Chretien de Troyes produced a highly original corpus of works that proved to be immensely influential.1 Apart from providing later authors with a stock of Arthurian characters, themes, motifs, and narrative structures, he showed them the attractiveness and flexibility of the octosyllabic couplet. This is demonstrated by the impressive number of later Arthurian verse romances. With regard to this medium, however, we should remark that his successors, both French and non-French, explored other forms as well. Whereas many of his continuators stuck to couplets, others preferred to write in prose. In addition, in Britain there were authors composing, for instance, alliterative texts, as well as poets who produced the tail-rhyme stanza, characterized by Rosalind Field as “this jog-trot metric with its tendency to collapse in banality.”2 In the past, scholars have studied all these different forms, their origins, and their reception, mainly focusing on one particular linguistic area.
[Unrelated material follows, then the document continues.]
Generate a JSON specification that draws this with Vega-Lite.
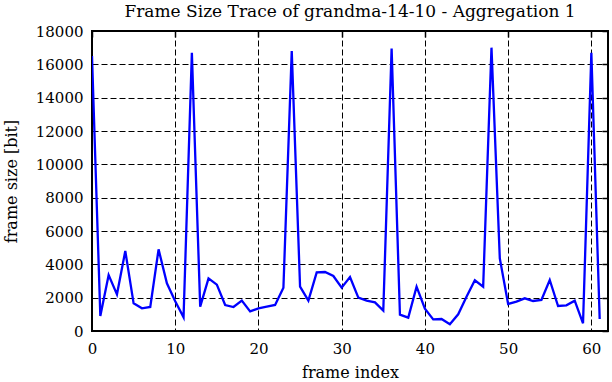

In this article, I would like to broaden the scope of our research somewhat by looking at the use of the different media in medieval Dutch and English Arthurian literature in comparison to French literature. What catches the eye when we look at these forms from this comparative perspective? I will show that authors of both Dutch and English Arthurian narrative fiction had a strong preference for writing verse, and I will offer a speculative explanation of this common feature by incorporating the audiences of their narratives in my argument.